La connaissance des formes quadratiques ne manquent pas d'avoir des applications. Un nouvel exemple est rapidement fourni, encore par l'astronomie. Les données associées à la trajectoire d'un corps céleste sont à la fois nombreuses et toutes entachées de petites erreurs. Utiliser la méthode des moindres carrés pour estimer précisément la trajectoire est fructueux et permet à Gauss de retrouver l'astéroïde Cérès (les détails sont données dans l'article sur la méthode des moindres carrés). Cette méthode consiste à trouver le minimum d'une forme quadratique, soit encore le vecteur propre de la plus petite valeur propre associée. Legendre est le premier à publier ce résultat, cependant Gauss ne lui reconnait pas la paternité de cette découverte. La réaction de Legendre est brutale : Cette impudence excessive est incroyable chez un homme au mérite personnel suffisant pour ne pas avoir besoin de s'approprier les découvertes d'autrui.

Charles Gustave Jacob Jacobi démontre que toute forme quadratique possède une base orthogonale.

Dans le cas d'un espace vectoriel réel de dimension finie, la réduction d'une forme quadratique est réalisée par Charles Gustave Jacob Jacobi . Il montre qu'elles sont toutes équivalentes à une combinaison linéaire de carrés dont le coefficient est égal soit à 1 soit à -1. Ce résultat est redécouvert par James Joseph Sylvester et appliqué au principe de l'inertie des solides. Il porte maintenant son nom. La distance entre le théorème de l'article et le savoir de l'époque devient ténue. Le résultat de Jacobi exprime que toute forme quadratique possède une base orthogonale. Il suffit d'en adjoindre une autre, définie positive pour conclure, ce que fait Weierstrass en 1858. Les techniques utilisées, comparables à celles des démonstrations données dans cet article, sont infiniment plus simples que celles de Cauchy.
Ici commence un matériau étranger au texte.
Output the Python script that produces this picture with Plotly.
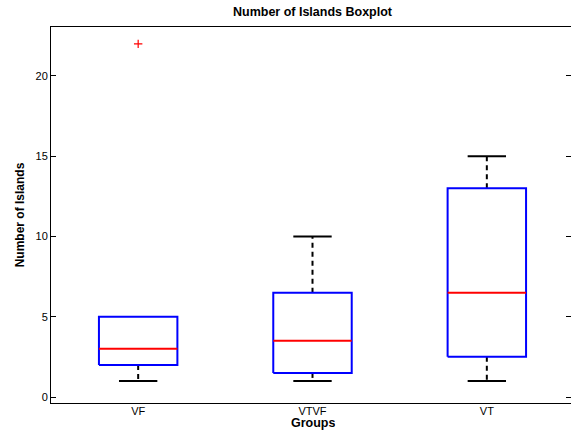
import plotly.graph_objects as go

groups = ["VF", "VTVF", "VT"]
q1 = [2, 1.5, 2.5]
median = [3, 3.5, 6.5]
q3 = [5, 6.5, 13]
whisker_low = [1, 1, 1]
whisker_high = [5, 10, 15]
outlier_group = [1]
outlier_value = [22]

box_half = 0.225
cap_half = 0.11

fig = go.Figure()
# whiskers and caps first
for i, g in enumerate(groups):
    x = i + 1
    fig.add_trace(go.Scatter(x=[x, x, None, x, x], y=[q3[i], whisker_high[i], None, q1[i], whisker_low[i]],
                             mode="lines", line=dict(color="black", width=2, dash="5px,4px"),
                             hoverinfo="skip", showlegend=False))
    cx, cy = [], []
    for w, edge in ((whisker_high[i], q3[i]), (whisker_low[i], q1[i])):
        if w != edge:
            cx += [x - cap_half, x + cap_half, None]
            cy += [w, w, None]
    fig.add_trace(go.Scatter(x=cx, y=cy, mode="lines", line=dict(color="black", width=2),
                             hoverinfo="skip", showlegend=False))
# boxes and medians on top
for i, g in enumerate(groups):
    x = i + 1
    fig.add_trace(go.Scatter(x=[x - box_half, x + box_half, x + box_half, x - box_half, x - box_half],
                             y=[q1[i], q1[i], q3[i], q3[i], q1[i]],
                             mode="lines", line=dict(color="#0000ff", width=2),
                             hoverinfo="skip", showlegend=False))
    fig.add_trace(go.Scatter(x=[x - box_half, x + box_half], y=[median[i], median[i]],
                             mode="lines", line=dict(color="#ff0000", width=2),
                             hoverinfo="skip", showlegend=False))

fig.add_trace(go.Scatter(x=outlier_group, y=outlier_value, mode="markers",
                         marker=dict(symbol="cross-thin", size=6, line=dict(color="#ff0000", width=1.2)),
                         hoverinfo="skip", showlegend=False))
# invisible trace for right-side mirrored ticks
fig.add_trace(go.Scatter(x=[1], y=[0], yaxis="y2", mode="markers", marker=dict(opacity=0),
                         hoverinfo="skip", showlegend=False))

yr = [-0.374, 23.05]
font = dict(family="Liberation Sans, Arial, Helvetica, sans-serif", size=11, color="black")
plot_h = 432 - 27 - 29
fig.update_layout(
    width=571, height=432,
    margin=dict(l=51, r=0, t=27, b=29),
    paper_bgcolor="white", plot_bgcolor="white",
    font=font,
    title=dict(text="<b>Number of Islands Boxplot</b>", x=(51 + 574) / 2 / 571, xanchor="center",
               y=1 - 12 / 432, yanchor="middle", font=dict(size=12.5, color="black")),
    xaxis=dict(range=[0.5, 3.5 - 3 / 174.5], tickvals=[1, 2, 3], ticktext=groups,
               showgrid=False, zeroline=False, showline=True, linecolor="black", linewidth=1,
               mirror=True, ticks="", tickfont=dict(size=11), ticklabelstandoff=-2),
    yaxis=dict(range=yr, tickvals=[0, 5, 10, 15, 20], showgrid=False, zeroline=False,
               showline=True, linecolor="black", linewidth=1, ticks="inside", ticklen=5,
               tickcolor="black", tickfont=dict(size=11),
               title=dict(text="<b>Number of Islands</b>", standoff=8, font=dict(size=12))),
    yaxis2=dict(range=yr, overlaying="y", side="right", tickvals=[0, 5, 10, 15, 20],
                showticklabels=False, ticks="inside", ticklen=5, tickcolor="black",
                showgrid=False, zeroline=False, showline=False),
    annotations=[dict(text="<b>Groups</b>", xref="paper", yref="paper",
                      x=(312.5 - 51) / (571 - 51), y=-29 / plot_h, xanchor="center", yanchor="bottom",
                      height=14, valign="middle",
                      showarrow=False, font=dict(size=12.5, color="black"))],
)

fig.write_html("out.html")
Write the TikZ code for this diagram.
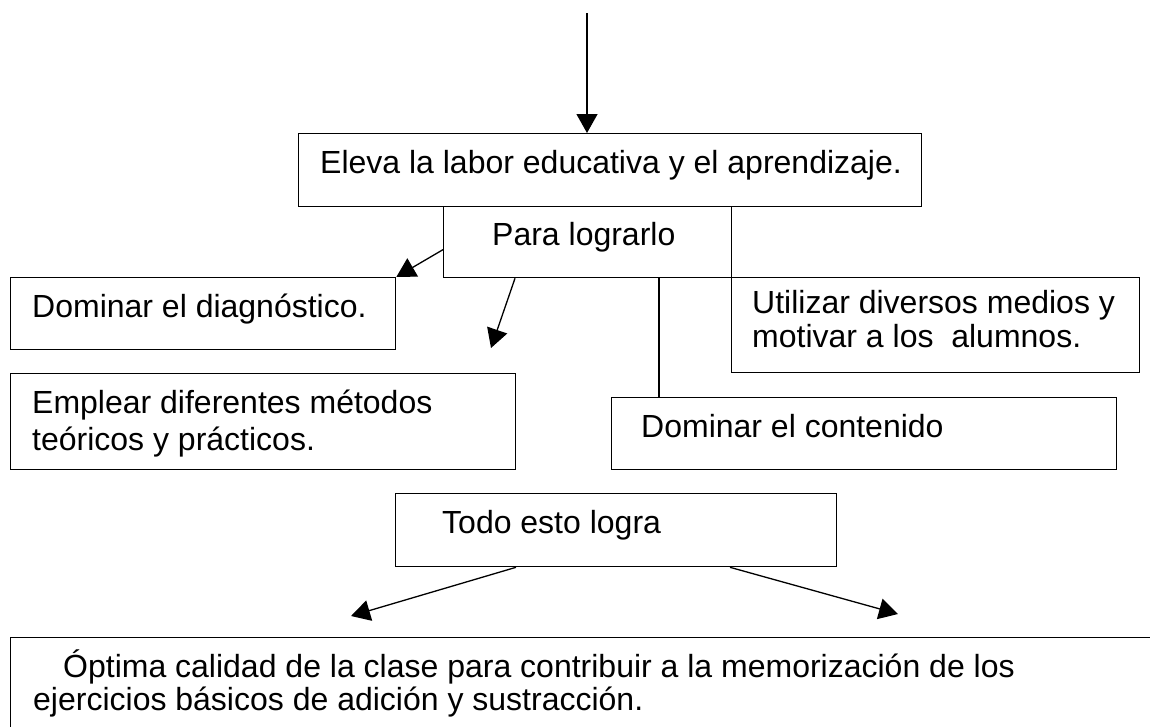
\documentclass[tikz,border=0pt]{standalone}
\usepackage{fontspec}
\setmainfont{Liberation Sans}
\usetikzlibrary{arrows.meta,calc}
\begin{document}
\begin{tikzpicture}[x=1pt,y=-1pt,
  box/.style={draw,line width=1.3pt,rectangle,inner sep=0pt,anchor=north west},
  txt/.style={anchor=base west,inner sep=0pt,font=\fontsize{32}{36}\selectfont},
  arr/.style={line width=1.3pt,-{Triangle[length=19pt,width=21pt]}},
  ln/.style={line width=1.3pt}]
\clip (0,0) rectangle (1150,726);
% boxes
\node[box,minimum width=623pt,minimum height=73pt] (b1) at (298,133) {};
\node[box,minimum width=288pt,minimum height=71pt] (para) at (443,206) {};
\node[box,minimum width=385pt,minimum height=72pt] (diag) at (10,277) {};
\node[box,minimum width=505pt,minimum height=96pt] (emp) at (10,373) {};
\node[box,minimum width=408pt,minimum height=95pt] (util) at (731,277) {};
\node[box,minimum width=505pt,minimum height=72pt] (cont) at (611,397) {};
\node[box,minimum width=441pt,minimum height=73pt] (todo) at (395,493) {};
\node[box,minimum width=1160pt,minimum height=120pt] (fin) at (10,637) {};
% texts
\node[txt] (t1) at (320,173) {Eleva la labor educativa y el aprendizaje.};
\node[txt] (tpara) at (492,245) {Para lograrlo};
\node[txt] (tdiag) at (32,317) {Dominar el diagnóstico.};
\node[txt] (temp1) at (32,413) {Emplear diferentes métodos};
\node[txt] (temp2) at (32,450) {teóricos y prácticos.};
\node[txt] (tutil1) at (752,313) {Utilizar diversos medios y};
\node[txt] (tutil2) at (752,347) {motivar a los\ \ alumnos.};
\node[txt] (tcont) at (641,437) {Dominar el contenido};
\node[txt] (ttodo) at (442,533) {Todo esto logra};
\node[txt] (tfin1) at (63,677) {Óptima calidad de la clase para contribuir a la memorización de los};
\node[txt] (tfin2) at (33,710) {ejercicios básicos de adición y sustracción.};
% connectors
\coordinate (top) at (587,13);
\draw[arr] (top) -- (top |- b1.north);
\draw[arr] ($(para.west)+(0,7.5)$) -- (diag.north east);
\coordinate (e2) at (491,348);
\draw[arr] ($(para.south west)+(72,0)$) -- (e2);
\coordinate (p3) at ($(para.south west)+(216,0)$);
\draw[ln] (p3) -- (p3 |- cont.north);
\coordinate (l1) at (351,616);
\draw[arr] ($(todo.south west)+(121,0)$) -- (l1);
\coordinate (r1) at (898,614);
\draw[arr] ($(todo.south west)+(335,0)$) -- (r1);
\end{tikzpicture}
\end{document}
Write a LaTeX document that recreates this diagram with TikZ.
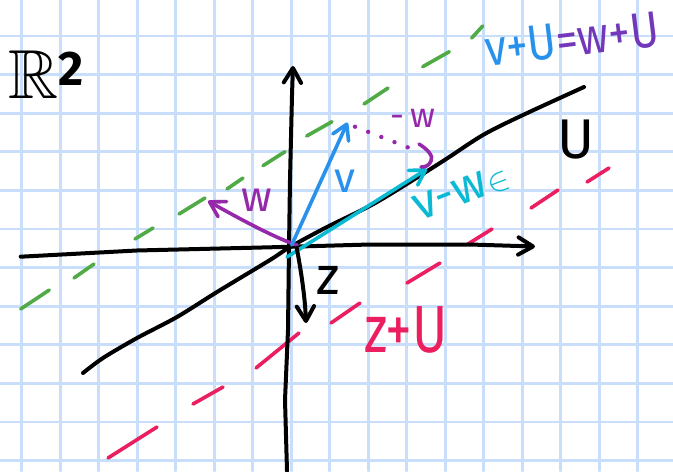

Cette approche algébrique, dont l'Allemagne est probablement le plus riche contributeur avec Gauss, Jacobi, Ferdinand Eisenstein ou Johann Peter Gustav Lejeune Dirichlet est la solution, non seulement d'un problème d'algèbre, mais aussi des questions que se posent les français depuis longtemps. L'auteur en a parfaitement conscience :

« [Le problème] a été complètement résolu par Cauchy, Jacobi etc. pour le cas où l’on ne trouve aucune grandeur égale parmi s1, s2, ..., sn. Il n'est pas encore résolu en revanche dans les circonstances exceptionnelles où les racines de l’équation f(s)= 0 ne sont pas différentes l’une de l’autre, la difficulté qui se présente alors aurait déjà du être éclaircie et je propose de l'examiner attentivement plus en détail. Je ne pensais pas initialement qu'une solution serait possible sans des discussions spécifiques aux nombreux cas différents qui peuvent se produire. Il me fallait espérer que la résolution du problème soit susceptible d’une méthode indifférente à la multiplicité des grandeurs 1, s1, ..., sn. »

Le théorème de Weierstrass éclaire la question des variations séculaires sous un autre angle, l'auteur du théorème conclut :

« Après avoir indiqué et énoncé la forme des intégrales, Lagrange a conclu que, comme les oscillations x1, dx1/dt restent toujours petites si elles le sont à l'origine, l’équation ne peut pas avoir de racines égales car les intégrales pourraient devenir arbitrairement grandes avec le temps. La même affirmation se trouve répétée chez Laplace lorsqu’il traite dans la Mécanique céleste des variations séculaires des planètes. Beaucoup d’autres auteurs, comme, par exemple, Poisson, mentionnent cette même conclusion. Mais cette conclusion n'est pas fondée […] et, si la fonction Ψ reste négative et de déterminant non nul, on peut énoncer le même résultat, que les racines de l’équation f(s)=0 soient ou non toutes distinctes ; l'homogénéité de cette conclusion n'a pu être découverte dans la passé car on a toujours envisagé ce cas [des racines multiples] par des approches particulières. »

S'il est définitivement établi que les variations du premier ordre ne peuvent en aucun cas déstabiliser le système solaire, la question reste néanmoins ouverte : l'astronome Urbain Le Verrier montre que les termes d'ordre deux ne peuvent être négligés. Il faut attendre le siècle suivant et le talent de Henri Poincaré pour conclure positivement.